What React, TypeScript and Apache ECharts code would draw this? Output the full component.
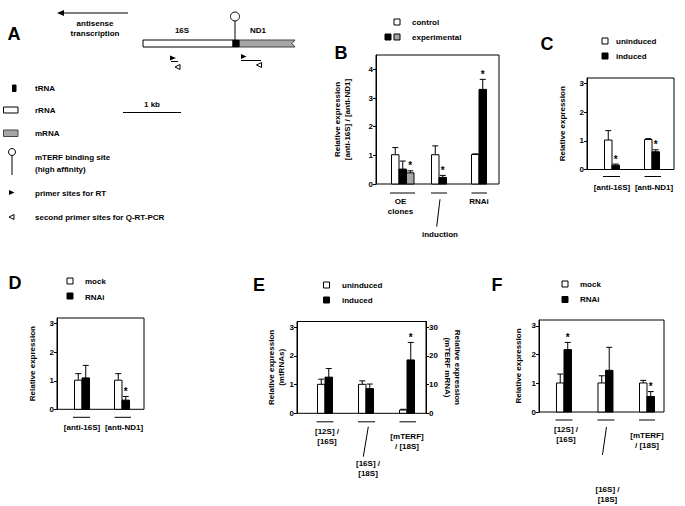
import React, { useEffect, useRef } from "react";
import * as echarts from "echarts";

const FONT = "'Liberation Sans', Arial, sans-serif";
const GREY = "#a6a6a6";

// ---------- Panel B ----------
const bCategories = ["OE\nclones", "induction", "RNAi"];
const bControl = [1.02, 1.02, 1.03];
const bControlErr = [1.27, 1.33, 1.05];
const bExperimental = [0.52, 0.23, 3.3];
const bExperimentalErr = [0.8, 0.3, 3.65];
const bExperimentalStar = [0, 1, 1];
const bExperimental2 = [0.39, null, null];
const bExperimental2Err = [0.46, null, null];
const bExperimental2Star = [1, 0, 0];
const bTicks = [0, 1, 2, 3, 4];

// ---------- Panel C ----------
const cCategories = ["[anti-16S]", "[anti-ND1]"];
const cUninduced = [1.03, 1.05];
const cUninducedErr = [1.36, 1.08];
const cInduced = [0.15, 0.62];
const cInducedErr = [0.19, 0.69];
const cInducedStar = [1, 1];
const cTicks = [0, 1, 2, 3];

// ---------- Panel D ----------
const dCategories = ["[anti-16S]", "[anti-ND1]"];
const dMock = [1.02, 1.02];
const dMockErr = [1.25, 1.25];
const dRNAi = [1.1, 0.32];
const dRNAiErr = [1.54, 0.45];
const dRNAiStar = [0, 1];
const dTicks = [0, 1, 2, 3];

// ---------- Panel E ----------
const eCategories = ["[12S] /\n[16S]", "[16S] /\n[18S]", "[mTERF]\n/ [18S]"];
// first two on left axis (mtRNAs), last on right axis (mTERF mRNA)
const eUninduced = [1.01, 1.01, 1.15];
const eUninducedErr = [1.19, 1.13, 1.4];
const eInduced = [1.26, 0.86, 18.6];
const eInducedErr = [1.56, 1.02, 24.7];
const eInducedStar = [0, 0, 1];
const eTicksLeft = [0, 1, 2, 3];
const eTicksRight = [0, 10, 20, 30];

// ---------- Panel F ----------
const fCategories = ["[12S] /\n[16S]", "[16S] /\n[18S]", "[mTERF]\n/ [18S]"];
const fMock = [1.01, 1.01, 1.01];
const fMockErr = [1.32, 1.26, 1.1];
const fRNAi = [2.17, 1.45, 0.54];
const fRNAiErr = [2.42, 2.25, 0.71];
const fRNAiStar = [1, 0, 1];
const fTicks = [0, 1, 2, 3];

const txt = (text: string, x: number, y: number, extra: any = {}) => ({
  type: "text",
  x,
  y,
  silent: true,
  style: {
    text,
    fill: "#000",
    fontSize: 8,
    fontWeight: "bold",
    fontFamily: FONT,
    align: "left",
    verticalAlign: "middle",
    textAlign: extra.align || "left",
    textVerticalAlign: extra.verticalAlign || "middle",
    ...extra,
  },
});
const rect = (x: number, y: number, w: number, h: number, fill: string, stroke = "#000") => ({
  type: "rect",
  silent: true,
  shape: { x, y, width: w, height: h },
  style: { fill, stroke, lineWidth: 1 },
});
const line = (x1: number, y1: number, x2: number, y2: number, lw = 1) => ({
  type: "line",
  silent: true,
  shape: { x1, y1, x2, y2 },
  style: { stroke: "#000", lineWidth: lw },
});
const poly = (points: number[][], fill: string, stroke: string | null = null) => ({
  type: "polygon",
  silent: true,
  shape: { points },
  style: { fill, stroke: stroke || "none", lineWidth: 1 },
});
const circ = (cx: number, cy: number, r: number) => ({
  type: "circle",
  silent: true,
  shape: { cx, cy, r },
  style: { fill: "#fff", stroke: "#000", lineWidth: 1 },
});
const letter = (t: string, x: number, y: number) =>
  txt(t, x, y, { fontSize: 18, align: "center", textAlign: "center" });

function bars(
  xi: number,
  yi: number,
  values: (number | null)[],
  errs: (number | null)[],
  stars: number[] | null,
  fill: string,
  slot: number,
  idxFilter: number[] | null = null,
  barW = 7.5
) {
  const data: number[][] = [];
  values.forEach((v, i) => {
    if (v == null) return;
    if (idxFilter && idxFilter.indexOf(i) < 0) return;
    data.push([i, v, (errs[i] as number) ?? v, stars ? stars[i] : 0]);
  });
  return {
    type: "custom",
    xAxisIndex: xi,
    yAxisIndex: yi,
    silent: true,
    clip: false,
    z: 3,
    data,
    encode: { x: 0, y: 1 },
    renderItem: (params: any, api: any) => {
      const i = api.value(0);
      const v = api.value(1);
      const e = api.value(2);
      const s = api.value(3);
      const base = api.coord([i, 0]);
      const top = api.coord([i, v]);
      const et = api.coord([i, e]);
      const x0 = base[0] + slot * barW;
      const cx = x0 + barW / 2;
      const ch: any[] = [
        { type: "line", shape: { x1: cx, y1: top[1], x2: cx, y2: et[1] }, style: { stroke: "#000", lineWidth: 1 } },
        { type: "line", shape: { x1: cx - 3, y1: et[1], x2: cx + 3, y2: et[1] }, style: { stroke: "#000", lineWidth: 1 } },
        {
          type: "rect",
          shape: { x: x0, y: top[1], width: barW, height: base[1] - top[1] },
          style: { fill, stroke: "#000", lineWidth: 1 },
        },
      ];
      if (s) {
        ch.push({
          type: "text",
          x: cx,
          y: et[1] - 5,
          style: {
            text: "*",
            fill: "#000",
            fontSize: 10,
            fontWeight: "bold",
            fontFamily: FONT,
            align: "center",
            verticalAlign: "middle",
            textAlign: "center",
            textVerticalAlign: "middle",
          },
        });
      }
      return { type: "group", children: ch };
    },
  };
}

function catLabels(xi: number, yi: number, cats: string[], cfg: any) {
  return {
    type: "custom",
    xAxisIndex: xi,
    yAxisIndex: yi,
    silent: true,
    clip: false,
    data: cats.map((_, i) => [i, 0]),
    encode: { x: 0, y: 1 },
    renderItem: (params: any, api: any) => {
      const i = api.value(0);
      const p = api.coord([i, 0]);
      const k = params.dataIndex;
      const span = cfg.spans[k] || [-8.5, 8.5];
      const uy = p[1] + cfg.underline;
      const ch: any[] = [
        { type: "line", shape: { x1: p[0] + span[0], y1: uy, x2: p[0] + span[1], y2: uy }, style: { stroke: "#000", lineWidth: 1 } },
        {
          type: "text",
          x: p[0] + cfg.dx[k],
          y: p[1] + cfg.dy[k],
          style: {
            text: cats[k],
            fill: "#000",
            fontSize: 8,
            fontWeight: "bold",
            fontFamily: FONT,
            lineHeight: 10,
            align: "center",
            verticalAlign: "top",
            textAlign: "center",
            textVerticalAlign: "top",
          },
        },
      ];
      const ld = cfg.leaders[k];
      if (ld) {
        ch.push({
          type: "line",
          shape: { x1: p[0] + ld[0], y1: p[1] + ld[1], x2: p[0] + ld[2], y2: p[1] + ld[3] },
          style: { stroke: "#000", lineWidth: 1 },
        });
      }
      return { type: "group", children: ch };
    },
  };
}

function yAx(gridIndex: number, max: number, ticks: number[], name: string, nameGap: number, position = "left", nameRotate?: number) {
  return {
    type: "value",
    gridIndex,
    position,
    min: 0,
    max,
    axisLine: { show: true, onZero: false, lineStyle: { color: "#000", width: 1 } },
    axisTick: { show: true, length: 3, lineStyle: { color: "#000", width: 1 }, customValues: ticks },
    axisLabel: {
      show: true,
      customValues: ticks,
      color: "#000",
      fontSize: 8,
      fontWeight: "bold",
      fontFamily: FONT,
      margin: 3,
    },
    splitLine: { show: false },
    name,
    nameLocation: "middle",
    nameGap,
    nameRotate,
    nameMoveOverlap: false,
    nameTextStyle: { color: "#000", fontSize: 8, fontWeight: "bold", fontFamily: FONT, lineHeight: 10 },
  };
}

function xAx(gridIndex: number, min: number, max: number) {
  return { type: "value", gridIndex, min, max, show: false };
}

function grid(left: number, top: number, width: number, height: number) {
  return {
    left,
    top,
    width,
    height,
    show: true,
    borderColor: "#000",
    borderWidth: 1,
    backgroundColor: "transparent",
    containLabel: false,
    outerBoundsMode: "none",
  };
}

function buildOption() {
  const graphics: any[] = [
    // ----- Panel A -----
    letter("A", 14, 34),
    line(128, 13, 63, 13),
    poly([[57, 13], [64, 10], [64, 16]], "#000"),
    txt("antisense", 95, 23, { align: "center", textAlign: "center" }),
    txt("transcription", 95, 33, { align: "center", textAlign: "center" }),
    txt("16S", 182, 30, { align: "center", textAlign: "center" }),
    txt("ND1", 258, 30, { align: "center", textAlign: "center" }),
    rect(143, 40, 90, 7, "#fff"),
    poly([[239, 40], [295, 40], [292, 43.5], [295, 47], [239, 47]], GREY, "#444"),
    rect(233, 40, 6, 7, "#000"),
    line(235, 21, 235, 40),
    circ(235, 16.5, 4.5),
    poly([[170, 55.5], [176, 58], [170, 60.5]], "#000"),
    line(171, 61.5, 178, 61.5),
    poly([[175, 67], [180, 64.5], [180, 69.5]], "#fff", "#000"),
    poly([[241, 54], [246.5, 56.5], [241, 59]], "#000"),
    line(241, 60.5, 261, 60.5),
    poly([[256.5, 65], [261.5, 62.5], [261.5, 67.5]], "#fff", "#000"),
    // legend A
    rect(12.5, 85, 3.5, 6.5, "#000"),
    txt("tRNA", 35, 88.5),
    rect(3.5, 107, 14.5, 6, "#fff"),
    txt("rRNA", 35, 110),
    rect(3.5, 130, 14.5, 6.5, GREY, "#444"),
    txt("mRNA", 35, 133.5),
    line(12, 155.5, 12, 175),
    circ(12, 152, 3.5),
    txt("mTERF binding site", 35, 157.5),
    txt("(high affinity)", 35, 169.5),
    poly([[9, 190], [14.5, 192.5], [9, 195]], "#000"),
    txt("primer sites for RT", 35, 193),
    poly([[9, 217], [14, 214.5], [14, 219.5]], "#fff", "#000"),
    txt("second primer sites for Q-RT-PCR", 35, 217),
    txt("1 kb", 152, 104, { align: "center", textAlign: "center" }),
    line(123, 112.5, 181, 112.5),

    // ----- Panel letters & legends -----
    letter("B", 341, 53),
    rect(394, 19, 6, 6, "#fff"),
    txt("control", 412, 22),
    rect(385, 34, 6, 6, "#000"),
    rect(394, 34, 6, 6, GREY),
    txt("experimental", 412, 37.5),

    letter("C", 547, 44),
    rect(602, 38, 6, 6, "#fff"),
    txt("uninduced", 616, 41),
    rect(602, 53, 6, 6, "#000"),
    txt("induced", 616, 56.5),

    letter("D", 15, 283),
    rect(67, 278, 6, 6, "#fff"),
    txt("mock", 85, 281.5),
    rect(67, 293, 6, 6, "#000"),
    txt("RNAi", 85, 297),

    letter("E", 259, 285),
    rect(323.5, 282, 6, 6, "#fff"),
    txt("uninduced", 342, 285),
    rect(323.5, 297, 6, 6, "#000"),
    txt("induced", 342, 300.5),

    letter("F", 497, 285),
    rect(562, 281, 6, 6, "#fff"),
    txt("mock", 580, 284),
    rect(562, 296.5, 6, 6, "#000"),
    txt("RNAi", 580, 299.5),
  ];

  const grids = [
    grid(376, 55, 123, 129), // B
    grid(587, 78, 87, 91.5), // C
    grid(57, 318, 87, 91.3), // D
    grid(297, 321.5, 129, 91.8), // E
    grid(539, 320, 125, 92), // F
  ];

  const xAxis = [
    xAx(0, -0.575, 2.5),
    xAx(1, -0.625, 1.55),
    xAx(2, -0.625, 1.55),
    xAx(3, -0.683, 2.463),
    xAx(4, -0.602, 2.41),
  ];

  const yAxis = [
    yAx(0, 4.5, bTicks, "Relative expression\n[anti-16S] / [anti-ND1]", 24),
    yAx(1, 3.2, cTicks, "Relative expression", 20),
    yAx(2, 3.2, dTicks, "Relative expression", 20),
    yAx(3, 3.2, eTicksLeft, "Relative expression\n(mtRNAs)", 11),
    yAx(4, 3.2, fTicks, "Relative expression", 16),
    yAx(3, 32, eTicksRight, "Relative expression\n(mTERF mRNA)", 16, "right", -90),
  ];

  const series: any[] = [
    // B
    bars(0, 0, bControl, bControlErr, null, "#fff", -1),
    bars(0, 0, bExperimental, bExperimentalErr, bExperimentalStar, "#000", 0),
    bars(0, 0, bExperimental2, bExperimental2Err, bExperimental2Star, GREY, 1),
    catLabels(0, 0, bCategories, {
      underline: 9,
      spans: [[-9, 16], [-8, 8], [-7.5, 8]],
      dx: [1.5, 1, 0],
      dy: [12, 45, 12],
      leaders: [null, [1, 15.3, -2.3, 42.7], null],
    }),
    // C
    bars(1, 1, cUninduced, cUninducedErr, null, "#fff", -1),
    bars(1, 1, cInduced, cInducedErr, cInducedStar, "#000", 0),
    catLabels(1, 1, cCategories, {
      underline: 7,
      spans: [[-9, 8], [-7.5, 9]],
      dx: [0, 2],
      dy: [12.5, 12.5],
      leaders: [null, null],
    }),
    // D
    bars(2, 2, dMock, dMockErr, null, "#fff", -1),
    bars(2, 2, dRNAi, dRNAiErr, dRNAiStar, "#000", 0),
    catLabels(2, 2, dCategories, {
      underline: 8,
      spans: [[-9, 8], [-7.5, 9]],
      dx: [0, 2],
      dy: [13, 13],
      leaders: [null, null],
    }),
    // E (mtRNAs on left axis, mTERF mRNA on right axis)
    bars(3, 3, eUninduced, eUninducedErr, null, "#fff", -1, [0, 1]),
    bars(3, 3, eInduced, eInducedErr, eInducedStar, "#000", 0, [0, 1]),
    bars(3, 5, eUninduced, eUninducedErr, null, "#fff", -1, [2]),
    bars(3, 5, eInduced, eInducedErr, eInducedStar, "#000", 0, [2]),
    catLabels(3, 3, eCategories, {
      underline: 8.5,
      spans: [[-8.5, 8.5], [-8, 9], [-7.5, 9]],
      dx: [2, 2, 0],
      dy: [13.4, 45, 18.4],
      leaders: [null, [2.3, 13.4, -2.7, 43.4], null],
    }),
    // F
    bars(4, 4, fMock, fMockErr, null, "#fff", -1),
    bars(4, 4, fRNAi, fRNAiErr, fRNAiStar, "#000", 0),
    catLabels(4, 4, fCategories, {
      underline: 8,
      spans: [[-8.5, 8.5], [-8, 9], [-8, 8]],
      dx: [2, 2, 0],
      dy: [12, 72, 18],
      leaders: [null, [1, 15, -3, 43], null],
    }),
  ];

  return {
    animation: false,
    backgroundColor: "#fff",
    textStyle: { fontFamily: FONT },
    grid: grids,
    xAxis,
    yAxis,
    series,
    graphic: { elements: graphics },
  };
}

export default function App() {
  const ref = useRef<HTMLDivElement | null>(null);
  useEffect(() => {
    if (!ref.current) return;
    const chart = echarts.init(ref.current, null, { renderer: "svg", width: 685, height: 506 });
    chart.setOption(buildOption() as any);
    return () => chart.dispose();
  }, []);
  return (
    <div
      ref={ref}
      style={{ position: "absolute", left: 0, top: 0, width: 685, height: 506, background: "#fff" }}
    />
  );
}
####################
AIM:
Repeat the lines exactly as they stand, from the opening line of the data through the line with "const cTicks = [0, 1, 2, 3];". Pictures stay out of the copy.

TASK ANSWER:
What React, TypeScript and Apache ECharts code would draw this? Output the full component.
import React, { useEffect, useRef } from "react";
import * as echarts from "echarts";

const FONT = "'Liberation Sans', Arial, sans-serif";
const GREY = "#a6a6a6";

// ---------- Panel B ----------
const bCategories = ["OE\nclones", "induction", "RNAi"];
const bControl = [1.02, 1.02, 1.03];
const bControlErr = [1.27, 1.33, 1.05];
const bExperimental = [0.52, 0.23, 3.3];
const bExperimentalErr = [0.8, 0.3, 3.65];
const bExperimentalStar = [0, 1, 1];
const bExperimental2 = [0.39, null, null];
const bExperimental2Err = [0.46, null, null];
const bExperimental2Star = [1, 0, 0];
const bTicks = [0, 1, 2, 3, 4];

// ---------- Panel C ----------
const cCategories = ["[anti-16S]", "[anti-ND1]"];
const cUninduced = [1.03, 1.05];
const cUninducedErr = [1.36, 1.08];
const cInduced = [0.15, 0.62];
const cInducedErr = [0.19, 0.69];
const cInducedStar = [1, 1];
const cTicks = [0, 1, 2, 3];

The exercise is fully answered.